First, I apologize for the long, long delay between posts here. For those of you who know me personally, thank you for your support and encouragement over the past few weeks. For my other readers, thanks for your patience and keeping me in your RSS reader.
At any rate, I received an email from Eric Kunh, a staff member at the CBS Evening News with Katie Couric, and he suggested that some segments from this week’s “Eye on Education: What works?” might be of interest. I haven’t watched these yet, but agree that they sound engaging:
Tuesday, June 10
In Dallas, some students are now wearing GPS type devices to help keep them in school. It’s an unusual approach that has so far yielded great results. Students click on their GPS device when they get to school and it tracks their every movement throughout the day, also giving them a 9pm curfew to be home. The device also gives the student an “out” if his buddies want him to break the rules – he can say, “I can’t, I have this device on and I will get busted.” We profile a student who has turned his life around as a result.
Wednesday, June 11
The Esperanza Academy in Lawrence, Mass. is instilling a new sense of hope and future in 82 minority girls with the mission of making them tomorrow’s leaders. It has an 11 hour school day 11 months of the year, 3 meals are eaten there, all homework done there and a variety of extracurricular activities including equestrian classes, art, music, computer classes. Further, all parents have to volunteer 2 hours a week at the school.
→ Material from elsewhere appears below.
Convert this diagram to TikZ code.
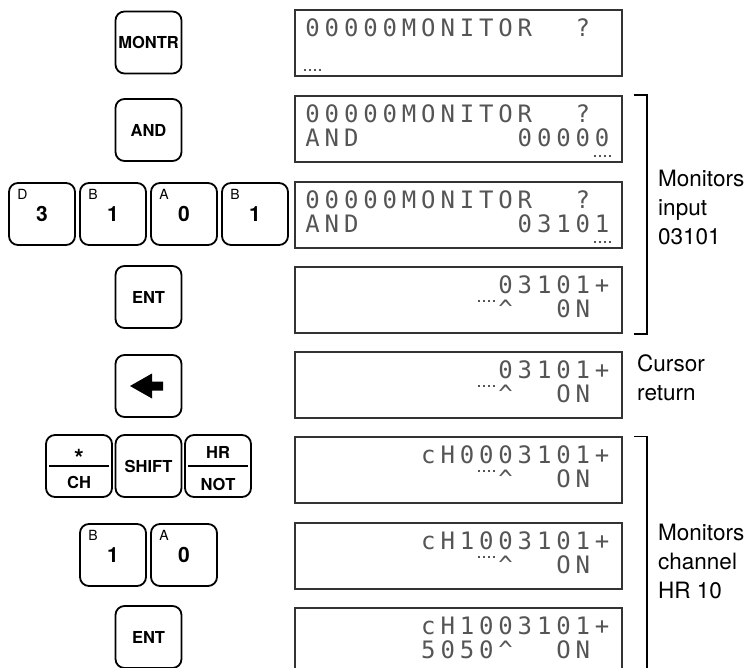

We meet the inspirational founder and head of the school, the teachers who have given up higher-paying jobs to invest in this mission and students whose lives have been dramatically changed since joining the school.
Thursday, June 12
Washington, D.C. Principal – one year into the job and the new Chancellor of the DC schools spent her first year throwing bombs and cleaning house. She’s fired a fourth of the system’s principals and central office staff, closed 23 schools, offered buyouts or fired an estimated 1000 teachers and is bringing outside management to take over 10 high schools. Principals who were retained have had to promise immediate increases in test scores. Her basic philosophy is that all children can succeed when teachers and the principal take personal responsibility for results. She’s implementing a “teach them or find another job” ethic. Further, she is a 38 year old Korean American running a school system that’s 95 per cent African American. CBS will look at these results in a school system where two thirds of all students did not have grade level reading and math skills, 74% of 8th graders lacked even basic math skills and of the 43% of students who did graduate a DC high school, only 9% had the skills to graduate college (all stats way below national averages).
That’s about it for tonight. My hope is to get back in the blogging habit really soon, as I have an NWP tech matters retreat coming up next week, and I need to get back in the swing of things.
Again, thanks for keeping me in your RSS feeds. Take care.